#### Stated task:
Give the data again, word for word.

#### Data block:
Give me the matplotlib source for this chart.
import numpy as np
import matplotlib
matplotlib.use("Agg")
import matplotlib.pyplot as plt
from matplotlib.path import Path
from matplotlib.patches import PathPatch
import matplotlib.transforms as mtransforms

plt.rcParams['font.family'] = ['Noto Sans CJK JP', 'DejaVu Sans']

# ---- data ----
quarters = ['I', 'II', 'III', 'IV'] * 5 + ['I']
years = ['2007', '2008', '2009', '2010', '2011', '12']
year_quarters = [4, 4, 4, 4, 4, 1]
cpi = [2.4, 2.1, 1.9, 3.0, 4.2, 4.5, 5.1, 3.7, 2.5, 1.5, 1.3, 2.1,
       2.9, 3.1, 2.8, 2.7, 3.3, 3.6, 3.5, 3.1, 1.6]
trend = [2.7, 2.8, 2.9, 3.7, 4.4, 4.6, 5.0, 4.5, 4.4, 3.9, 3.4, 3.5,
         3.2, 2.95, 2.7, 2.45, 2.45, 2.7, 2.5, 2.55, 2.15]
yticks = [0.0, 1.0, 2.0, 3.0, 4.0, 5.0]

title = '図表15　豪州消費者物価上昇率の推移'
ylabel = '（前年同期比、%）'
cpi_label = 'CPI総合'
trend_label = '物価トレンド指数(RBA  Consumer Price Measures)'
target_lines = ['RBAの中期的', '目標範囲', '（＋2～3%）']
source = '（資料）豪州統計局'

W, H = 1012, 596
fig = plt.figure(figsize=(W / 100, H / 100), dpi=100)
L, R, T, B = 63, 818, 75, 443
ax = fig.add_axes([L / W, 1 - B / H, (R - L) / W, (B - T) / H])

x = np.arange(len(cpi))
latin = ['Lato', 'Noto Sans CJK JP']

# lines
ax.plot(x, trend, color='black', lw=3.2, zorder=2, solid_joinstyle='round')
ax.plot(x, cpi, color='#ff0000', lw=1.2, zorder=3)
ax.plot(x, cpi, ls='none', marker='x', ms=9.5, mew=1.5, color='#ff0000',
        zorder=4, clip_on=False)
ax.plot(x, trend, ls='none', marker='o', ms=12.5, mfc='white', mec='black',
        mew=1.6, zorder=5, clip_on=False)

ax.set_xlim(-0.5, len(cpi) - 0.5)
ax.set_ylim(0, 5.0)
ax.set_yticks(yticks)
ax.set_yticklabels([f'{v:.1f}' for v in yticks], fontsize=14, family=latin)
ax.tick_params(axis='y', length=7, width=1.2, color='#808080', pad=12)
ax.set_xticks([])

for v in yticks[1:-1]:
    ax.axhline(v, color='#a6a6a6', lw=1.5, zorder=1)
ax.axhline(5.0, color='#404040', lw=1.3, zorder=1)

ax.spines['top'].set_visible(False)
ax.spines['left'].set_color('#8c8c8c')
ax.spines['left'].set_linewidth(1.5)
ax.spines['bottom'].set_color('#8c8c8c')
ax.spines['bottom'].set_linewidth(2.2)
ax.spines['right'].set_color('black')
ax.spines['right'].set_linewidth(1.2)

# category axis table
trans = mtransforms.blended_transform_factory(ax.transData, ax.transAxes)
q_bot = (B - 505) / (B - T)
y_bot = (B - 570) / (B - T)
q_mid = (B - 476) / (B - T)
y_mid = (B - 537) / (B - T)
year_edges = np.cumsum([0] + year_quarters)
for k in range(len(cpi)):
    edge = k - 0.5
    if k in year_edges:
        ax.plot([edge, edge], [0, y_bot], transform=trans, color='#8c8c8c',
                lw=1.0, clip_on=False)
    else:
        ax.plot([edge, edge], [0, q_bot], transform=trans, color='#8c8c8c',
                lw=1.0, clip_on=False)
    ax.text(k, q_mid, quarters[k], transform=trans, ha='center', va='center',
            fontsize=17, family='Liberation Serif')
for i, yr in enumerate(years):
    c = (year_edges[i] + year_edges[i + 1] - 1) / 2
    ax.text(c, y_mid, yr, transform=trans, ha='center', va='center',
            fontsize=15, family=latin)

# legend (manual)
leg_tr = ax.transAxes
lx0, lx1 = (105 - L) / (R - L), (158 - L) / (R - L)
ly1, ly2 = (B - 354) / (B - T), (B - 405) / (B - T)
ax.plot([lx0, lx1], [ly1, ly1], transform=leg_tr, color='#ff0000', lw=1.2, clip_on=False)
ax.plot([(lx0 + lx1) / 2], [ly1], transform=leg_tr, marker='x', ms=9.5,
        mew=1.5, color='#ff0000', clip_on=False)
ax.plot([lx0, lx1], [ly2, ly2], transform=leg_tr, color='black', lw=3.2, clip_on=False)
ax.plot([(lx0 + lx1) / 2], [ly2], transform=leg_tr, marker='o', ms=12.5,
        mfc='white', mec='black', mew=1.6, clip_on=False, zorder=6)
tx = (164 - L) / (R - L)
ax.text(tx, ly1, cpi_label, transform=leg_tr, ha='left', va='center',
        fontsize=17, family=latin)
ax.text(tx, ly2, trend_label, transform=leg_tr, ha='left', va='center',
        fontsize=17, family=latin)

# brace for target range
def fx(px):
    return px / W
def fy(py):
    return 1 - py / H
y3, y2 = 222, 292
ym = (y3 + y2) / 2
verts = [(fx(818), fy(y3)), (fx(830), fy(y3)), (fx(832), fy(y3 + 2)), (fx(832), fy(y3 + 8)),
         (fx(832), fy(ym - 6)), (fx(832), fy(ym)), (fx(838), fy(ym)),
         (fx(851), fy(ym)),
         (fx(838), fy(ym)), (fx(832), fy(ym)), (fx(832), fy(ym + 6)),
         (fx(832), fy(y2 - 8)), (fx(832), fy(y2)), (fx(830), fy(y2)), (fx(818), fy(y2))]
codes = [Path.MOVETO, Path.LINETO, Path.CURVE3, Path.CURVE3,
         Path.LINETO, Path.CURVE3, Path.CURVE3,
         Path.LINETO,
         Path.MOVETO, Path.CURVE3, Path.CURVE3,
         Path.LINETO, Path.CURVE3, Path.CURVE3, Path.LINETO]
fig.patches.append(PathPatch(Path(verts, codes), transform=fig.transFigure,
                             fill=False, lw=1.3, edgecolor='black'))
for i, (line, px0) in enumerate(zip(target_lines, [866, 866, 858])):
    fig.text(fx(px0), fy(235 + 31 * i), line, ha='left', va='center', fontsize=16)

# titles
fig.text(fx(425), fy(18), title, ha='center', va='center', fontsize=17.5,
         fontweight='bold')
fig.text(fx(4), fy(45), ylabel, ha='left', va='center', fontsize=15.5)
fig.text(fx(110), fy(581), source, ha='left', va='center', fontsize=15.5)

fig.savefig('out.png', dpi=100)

#### Correct response:
Give me the matplotlib source for this chart.
import numpy as np
import matplotlib
matplotlib.use("Agg")
import matplotlib.pyplot as plt
from matplotlib.path import Path
from matplotlib.patches import PathPatch
import matplotlib.transforms as mtransforms

plt.rcParams['font.family'] = ['Noto Sans CJK JP', 'DejaVu Sans']

# ---- data ----
quarters = ['I', 'II', 'III', 'IV'] * 5 + ['I']
years = ['2007', '2008', '2009', '2010', '2011', '12']
year_quarters = [4, 4, 4, 4, 4, 1]
cpi = [2.4, 2.1, 1.9, 3.0, 4.2, 4.5, 5.1, 3.7, 2.5, 1.5, 1.3, 2.1,
       2.9, 3.1, 2.8, 2.7, 3.3, 3.6, 3.5, 3.1, 1.6]
trend = [2.7, 2.8, 2.9, 3.7, 4.4, 4.6, 5.0, 4.5, 4.4, 3.9, 3.4, 3.5,
         3.2, 2.95, 2.7, 2.45, 2.45, 2.7, 2.5, 2.55, 2.15]
yticks = [0.0, 1.0, 2.0, 3.0, 4.0, 5.0]

title = '図表15　豪州消費者物価上昇率の推移'
ylabel = '（前年同期比、%）'
cpi_label = 'CPI総合'
trend_label = '物価トレンド指数(RBA  Consumer Price Measures)'
target_lines = ['RBAの中期的', '目標範囲', '（＋2～3%）']
source = '（資料）豪州統計局'

W, H = 1012, 596
fig = plt.figure(figsize=(W / 100, H / 100), dpi=100)
L, R, T, B = 63, 818, 75, 443
ax = fig.add_axes([L / W, 1 - B / H, (R - L) / W, (B - T) / H])

x = np.arange(len(cpi))
latin = ['Lato', 'Noto Sans CJK JP']

# lines
ax.plot(x, trend, color='black', lw=3.2, zorder=2, solid_joinstyle='round')
ax.plot(x, cpi, color='#ff0000', lw=1.2, zorder=3)
ax.plot(x, cpi, ls='none', marker='x', ms=9.5, mew=1.5, color='#ff0000',
        zorder=4, clip_on=False)
ax.plot(x, trend, ls='none', marker='o', ms=12.5, mfc='white', mec='black',
        mew=1.6, zorder=5, clip_on=False)

ax.set_xlim(-0.5, len(cpi) - 0.5)
ax.set_ylim(0, 5.0)
ax.set_yticks(yticks)
ax.set_yticklabels([f'{v:.1f}' for v in yticks], fontsize=14, family=latin)
ax.tick_params(axis='y', length=7, width=1.2, color='#808080', pad=12)
ax.set_xticks([])

for v in yticks[1:-1]:
    ax.axhline(v, color='#a6a6a6', lw=1.5, zorder=1)
ax.axhline(5.0, color='#404040', lw=1.3, zorder=1)

ax.spines['top'].set_visible(False)
ax.spines['left'].set_color('#8c8c8c')
ax.spines['left'].set_linewidth(1.5)
ax.spines['bottom'].set_color('#8c8c8c')
ax.spines['bottom'].set_linewidth(2.2)
ax.spines['right'].set_color('black')
ax.spines['right'].set_linewidth(1.2)

# category axis table
trans = mtransforms.blended_transform_factory(ax.transData, ax.transAxes)
q_bot = (B - 505) / (B - T)
y_bot = (B - 570) / (B - T)
q_mid = (B - 476) / (B - T)
y_mid = (B - 537) / (B - T)
year_edges = np.cumsum([0] + year_quarters)
for k in range(len(cpi)):
    edge = k - 0.5
    if k in year_edges:
        ax.plot([edge, edge], [0, y_bot], transform=trans, color='#8c8c8c',
                lw=1.0, clip_on=False)
    else:
        ax.plot([edge, edge], [0, q_bot], transform=trans, color='#8c8c8c',
                lw=1.0, clip_on=False)
    ax.text(k, q_mid, quarters[k], transform=trans, ha='center', va='center',
            fontsize=17, family='Liberation Serif')
for i, yr in enumerate(years):
    c = (year_edges[i] + year_edges[i + 1] - 1) / 2
    ax.text(c, y_mid, yr, transform=trans, ha='center', va='center',
            fontsize=15, family=latin)

# legend (manual)
leg_tr = ax.transAxes
lx0, lx1 = (105 - L) / (R - L), (158 - L) / (R - L)
ly1, ly2 = (B - 354) / (B - T), (B - 405) / (B - T)
ax.plot([lx0, lx1], [ly1, ly1], transform=leg_tr, color='#ff0000', lw=1.2, clip_on=False)
ax.plot([(lx0 + lx1) / 2], [ly1], transform=leg_tr, marker='x', ms=9.5,
        mew=1.5, color='#ff0000', clip_on=False)
ax.plot([lx0, lx1], [ly2, ly2], transform=leg_tr, color='black', lw=3.2, clip_on=False)
ax.plot([(lx0 + lx1) / 2], [ly2], transform=leg_tr, marker='o', ms=12.5,
        mfc='white', mec='black', mew=1.6, clip_on=False, zorder=6)
tx = (164 - L) / (R - L)
ax.text(tx, ly1, cpi_label, transform=leg_tr, ha='left', va='center',
        fontsize=17, family=latin)
ax.text(tx, ly2, trend_label, transform=leg_tr, ha='left', va='center',
        fontsize=17, family=latin)

# brace for target range
def fx(px):
    return px / W
def fy(py):
    return 1 - py / H
y3, y2 = 222, 292
ym = (y3 + y2) / 2
verts = [(fx(818), fy(y3)), (fx(830), fy(y3)), (fx(832), fy(y3 + 2)), (fx(832), fy(y3 + 8)),
         (fx(832), fy(ym - 6)), (fx(832), fy(ym)), (fx(838), fy(ym)),
         (fx(851), fy(ym)),
         (fx(838), fy(ym)), (fx(832), fy(ym)), (fx(832), fy(ym + 6)),
         (fx(832), fy(y2 - 8)), (fx(832), fy(y2)), (fx(830), fy(y2)), (fx(818), fy(y2))]
codes = [Path.MOVETO, Path.LINETO, Path.CURVE3, Path.CURVE3,
         Path.LINETO, Path.CURVE3, Path.CURVE3,
         Path.LINETO,
         Path.MOVETO, Path.CURVE3, Path.CURVE3,
         Path.LINETO, Path.CURVE3, Path.CURVE3, Path.LINETO]
fig.patches.append(PathPatch(Path(verts, codes), transform=fig.transFigure,
                             fill=False, lw=1.3, edgecolor='black'))
for i, (line, px0) in enumerate(zip(target_lines, [866, 866, 858])):
    fig.text(fx(px0), fy(235 + 31 * i), line, ha='left', va='center', fontsize=16)

# titles
fig.text(fx(425), fy(18), title, ha='center', va='center', fontsize=17.5,
         fontweight='bold')
fig.text(fx(4), fy(45), ylabel, ha='left', va='center', fontsize=15.5)
fig.text(fx(110), fy(581), source, ha='left', va='center', fontsize=15.5)

fig.savefig('out.png', dpi=100)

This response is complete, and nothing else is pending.